* START Task input *
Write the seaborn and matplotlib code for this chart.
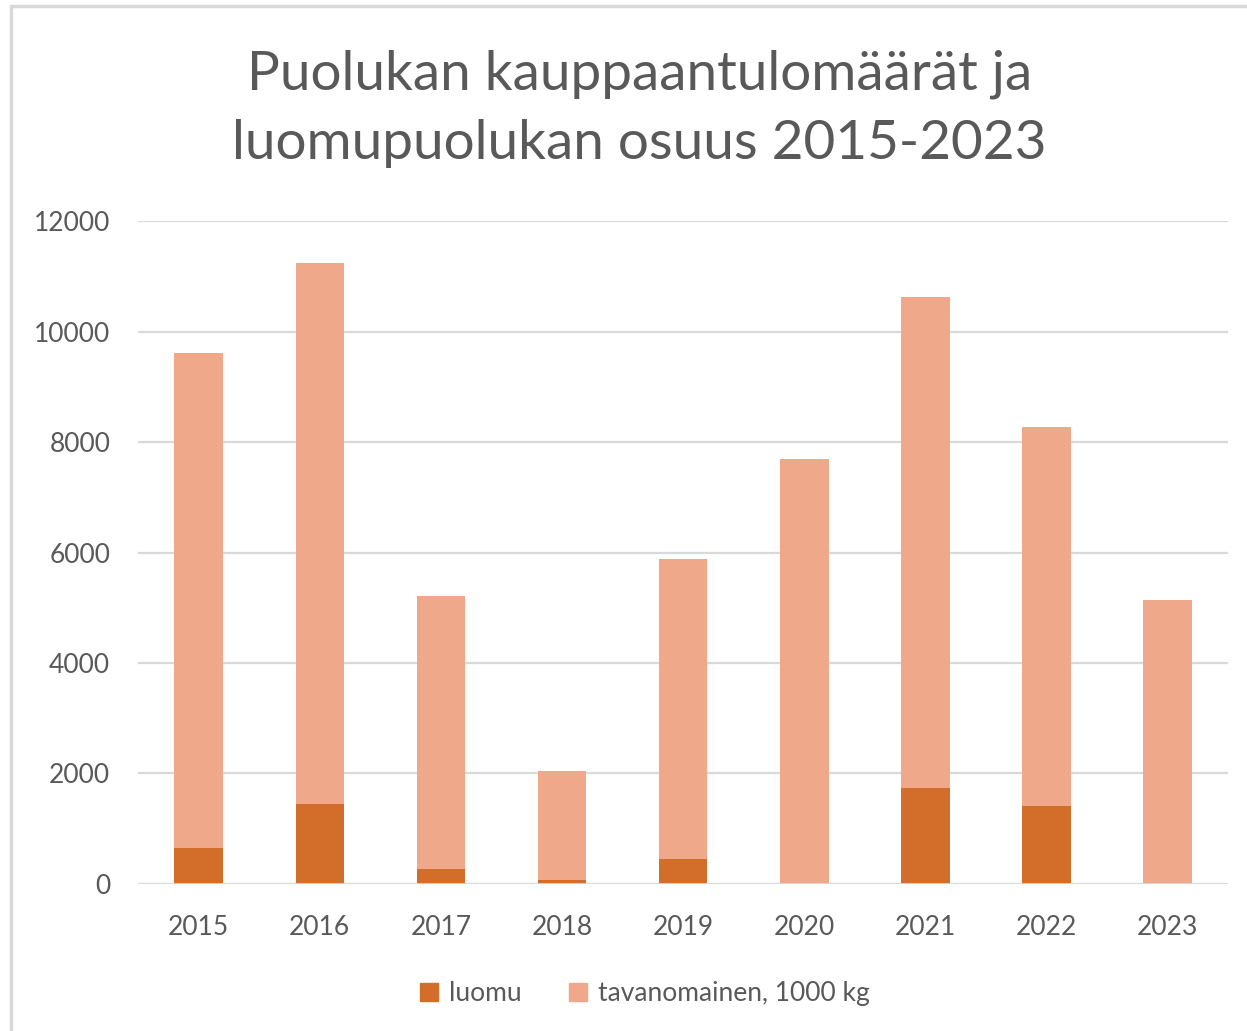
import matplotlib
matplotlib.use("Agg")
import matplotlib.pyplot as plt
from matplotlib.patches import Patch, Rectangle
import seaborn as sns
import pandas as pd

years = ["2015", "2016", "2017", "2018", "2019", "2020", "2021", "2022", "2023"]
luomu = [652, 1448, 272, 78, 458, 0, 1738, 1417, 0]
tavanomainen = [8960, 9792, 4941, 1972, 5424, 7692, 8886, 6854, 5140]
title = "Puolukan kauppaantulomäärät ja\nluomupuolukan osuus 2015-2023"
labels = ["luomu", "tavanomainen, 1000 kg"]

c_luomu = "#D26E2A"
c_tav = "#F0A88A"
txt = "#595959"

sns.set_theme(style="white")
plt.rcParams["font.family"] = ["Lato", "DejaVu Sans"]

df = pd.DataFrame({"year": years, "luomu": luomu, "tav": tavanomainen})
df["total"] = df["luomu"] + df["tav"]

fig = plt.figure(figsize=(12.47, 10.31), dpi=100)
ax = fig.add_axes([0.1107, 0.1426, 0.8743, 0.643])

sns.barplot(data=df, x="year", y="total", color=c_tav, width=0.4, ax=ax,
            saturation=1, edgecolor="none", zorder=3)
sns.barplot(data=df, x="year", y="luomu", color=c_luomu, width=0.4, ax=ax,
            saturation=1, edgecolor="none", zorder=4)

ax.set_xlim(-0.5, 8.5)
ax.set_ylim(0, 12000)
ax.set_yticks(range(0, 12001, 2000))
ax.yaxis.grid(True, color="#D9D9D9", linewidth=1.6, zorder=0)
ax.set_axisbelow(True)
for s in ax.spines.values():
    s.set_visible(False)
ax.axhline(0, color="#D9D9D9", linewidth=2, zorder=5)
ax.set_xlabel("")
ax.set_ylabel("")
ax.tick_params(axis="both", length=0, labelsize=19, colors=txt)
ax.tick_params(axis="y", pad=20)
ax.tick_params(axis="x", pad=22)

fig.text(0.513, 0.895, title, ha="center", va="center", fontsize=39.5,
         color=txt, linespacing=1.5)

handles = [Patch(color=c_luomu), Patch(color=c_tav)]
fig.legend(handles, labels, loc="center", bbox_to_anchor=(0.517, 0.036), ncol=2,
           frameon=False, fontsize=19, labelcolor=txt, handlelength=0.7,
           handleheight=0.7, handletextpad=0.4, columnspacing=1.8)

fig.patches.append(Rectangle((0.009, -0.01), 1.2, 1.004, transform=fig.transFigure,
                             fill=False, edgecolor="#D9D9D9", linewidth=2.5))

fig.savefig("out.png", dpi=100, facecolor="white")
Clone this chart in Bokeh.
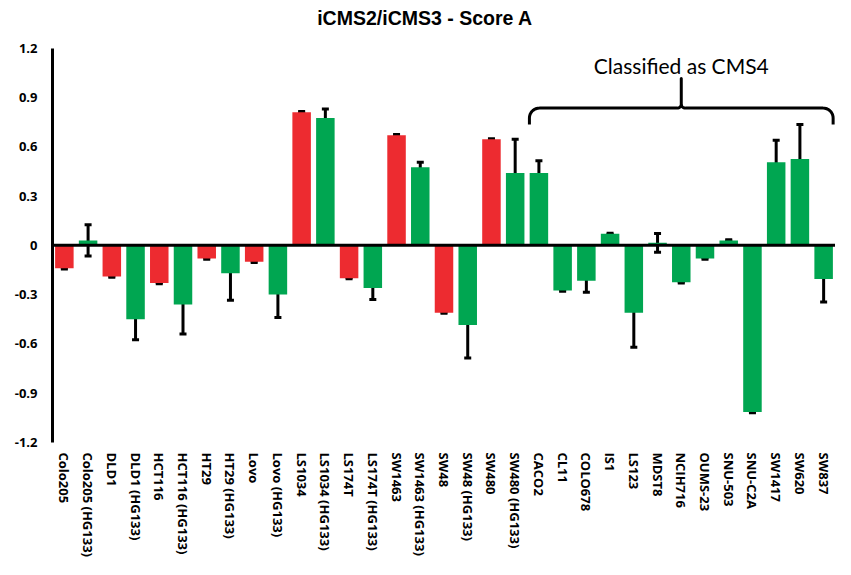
* END Task input *
**What you are asked to do:** Please restate the material above line by line, exactly, beginning at its first line and ending with the line that contains "import pandas as pd", without any pictures.

**The answer:**
Write the seaborn and matplotlib code for this chart.
import matplotlib
matplotlib.use("Agg")
import matplotlib.pyplot as plt
from matplotlib.patches import Patch, Rectangle
import seaborn as sns
import pandas as pd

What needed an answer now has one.